The Trump administration has been scrambling to come up with an explanation as to why it wanted to add the citizenship question in the first place, after the Supreme Court spiked the effort last month. The Court at that time called-out the administration for lying about its desire to add the question to better enforce the Voting Rights Act, and ruled that it needed better rationale.

Following that decision, Trump threw the case into a tailspin, tweeting that the inclusion of the “very simple and basic” question was “so important” and that officials were still “working very hard on this.”

Trump’s tweet ignited a flurry of confusion, with U.S. District Judge George Hazel, who is overseeing a similar suit in Maryland, calling an emergency phone hearing with DOJ attorneys. Hazel asked attorney Joshua Gardner to explain the administration’s plans, given that the Commerce Department had said one day earlier it was printing the census without the citizenship question.
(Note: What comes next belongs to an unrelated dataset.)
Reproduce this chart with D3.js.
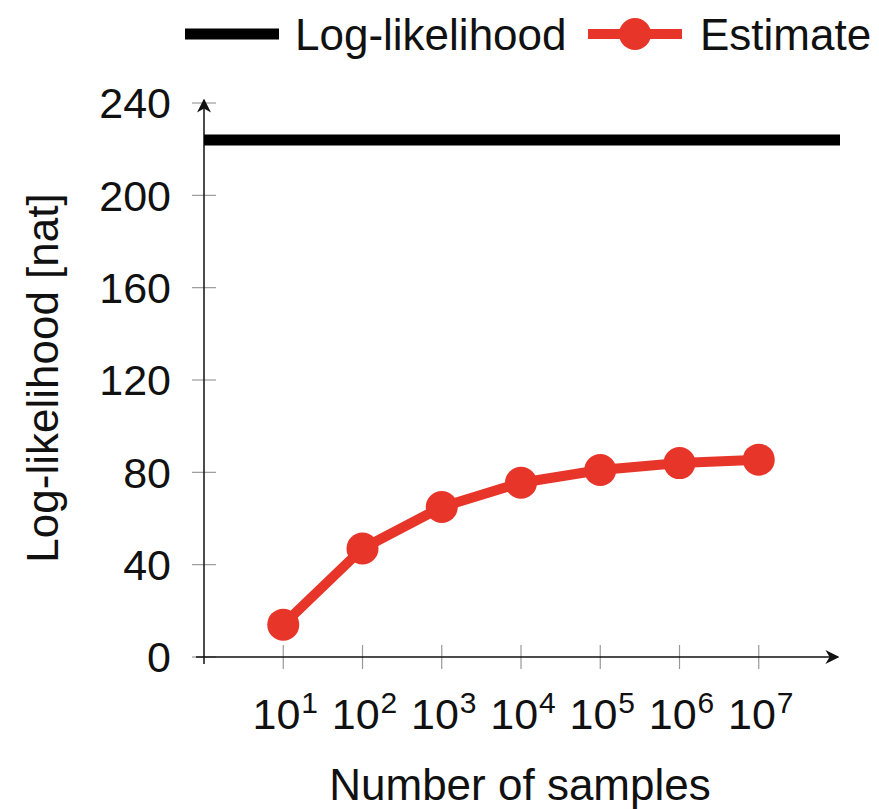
<!DOCTYPE html>
<html>
<head>
<meta charset="utf-8">
<script src="https://cdn.jsdelivr.net/npm/d3@7"></script>
<style>
  body { margin: 0; background: #fff; }
  svg text { font-family: "Liberation Sans", Arial, sans-serif; fill: #111; }
</style>
</head>
<body>
<div id="chart"></div>
<script>
// data
const samples = [1e1, 1e2, 1e3, 1e4, 1e5, 1e6, 1e7];
const estimate = [14, 47, 65, 75.5, 81, 84, 85.5];
const logLikelihood = 224;
const yTicks = [0, 40, 80, 120, 160, 200, 240];
const exponents = ["1", "2", "3", "4", "5", "6", "7"];

const W = 879, H = 809;
const red = "#e8352a";
const fs = 43;

const svg = d3.select("#chart").append("svg")
  .attr("width", W).attr("height", H);

const x = d3.scaleLog().domain([1, 1e8]).range([204, 838]);
const y = d3.scaleLinear().domain([0, 240]).range([657, 103]);

const defs = svg.append("defs");
defs.append("marker")
  .attr("id", "arrow")
  .attr("viewBox", "0 0 10 10")
  .attr("refX", 9).attr("refY", 5)
  .attr("markerWidth", 14).attr("markerHeight", 14)
  .attr("markerUnits", "userSpaceOnUse")
  .attr("orient", "auto")
  .append("path")
  .attr("d", "M0,0 L10,5 L0,10 L3,5 Z")
  .attr("fill", "#111");

// ticks (grey, crossing the axes)
svg.append("g").selectAll("line")
  .data(yTicks)
  .join("line")
  .attr("x1", 192).attr("x2", 216)
  .attr("y1", d => y(d)).attr("y2", d => y(d))
  .attr("stroke", "#999").attr("stroke-width", 1.2);

svg.append("g").selectAll("line")
  .data(samples)
  .join("line")
  .attr("x1", d => x(d)).attr("x2", d => x(d))
  .attr("y1", 645).attr("y2", 669)
  .attr("stroke", "#999").attr("stroke-width", 1.2);

// axis lines with arrows
svg.append("line")
  .attr("x1", 196).attr("x2", 838)
  .attr("y1", y(0)).attr("y2", y(0))
  .attr("stroke", "#111").attr("stroke-width", 1.5)
  .attr("marker-end", "url(#arrow)");

svg.append("line")
  .attr("x1", x(1)).attr("x2", x(1))
  .attr("y1", 664).attr("y2", 100)
  .attr("stroke", "#111").attr("stroke-width", 1.5)
  .attr("marker-end", "url(#arrow)");

// y tick labels
svg.append("g").selectAll("text")
  .data(yTicks)
  .join("text")
  .attr("x", 171)
  .attr("y", d => y(d))
  .attr("dy", "0.36em")
  .attr("text-anchor", "end")
  .attr("font-size", fs)
  .text(d => d);

// x tick labels
const xl = svg.append("g").selectAll("text")
  .data(samples)
  .join("text")
  .attr("x", d => x(d) + 2)
  .attr("y", 729)
  .attr("text-anchor", "middle")
  .attr("font-size", fs);
xl.append("tspan").text("10");
xl.append("tspan")
  .attr("dy", -16)
  .attr("dx", 1)
  .attr("font-size", 30)
  .text((d, i) => exponents[i]);

// axis titles
svg.append("text")
  .attr("x", 520).attr("y", 800)
  .attr("text-anchor", "middle")
  .attr("font-size", 44)
  .text("Number of samples");

svg.append("text")
  .attr("transform", "translate(58,378) rotate(-90)")
  .attr("text-anchor", "middle")
  .attr("font-size", 44)
  .text("Log-likelihood [nat]");

// log-likelihood reference line
svg.append("line")
  .attr("x1", x(1)).attr("x2", 840)
  .attr("y1", y(logLikelihood)).attr("y2", y(logLikelihood))
  .attr("stroke", "#000").attr("stroke-width", 11);

// estimate line + markers
const line = d3.line()
  .x((d, i) => x(samples[i]))
  .y(d => y(d));

svg.append("path")
  .datum(estimate)
  .attr("d", line)
  .attr("fill", "none")
  .attr("stroke", red)
  .attr("stroke-width", 10)
  .attr("stroke-linejoin", "round");

svg.append("g").selectAll("circle")
  .data(estimate)
  .join("circle")
  .attr("cx", (d, i) => x(samples[i]))
  .attr("cy", d => y(d))
  .attr("r", 16)
  .attr("fill", red);

// legend
const lg = svg.append("g");
lg.append("line")
  .attr("x1", 185).attr("x2", 279)
  .attr("y1", 34).attr("y2", 34)
  .attr("stroke", "#000").attr("stroke-width", 11);
lg.append("text")
  .attr("x", 295).attr("y", 34).attr("dy", "0.36em")
  .attr("font-size", 44)
  .text("Log-likelihood");
lg.append("line")
  .attr("x1", 588).attr("x2", 682)
  .attr("y1", 34).attr("y2", 34)
  .attr("stroke", red).attr("stroke-width", 10);
lg.append("circle")
  .attr("cx", 635).attr("cy", 34).attr("r", 16)
  .attr("fill", red);
lg.append("text")
  .attr("x", 700).attr("y", 34).attr("dy", "0.36em")
  .attr("font-size", 44)
  .text("Estimate");
</script>
</body>
</html>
“The tweet this morning was the first I had heard of the president’s position on the issue,” Gardner responded. “I do not have a deeper understanding of what that means at this juncture other than what the president has tweeted.”

Trump responded to Furman’s decision Tuesday night, blasting the judge as “Obama appointed.”

“So now the Obama appointed judge on the Census case (Are you a Citizen of the United States?) won’t let the Justice Department use the lawyers that it wants to use,” he tweeted. “Could this be a first?”

Trump has claimed he will try to add the citizenship question through executive order. This is likely an unviable option, as the responsibility for carrying out the decennial census rests on Congress, not the president.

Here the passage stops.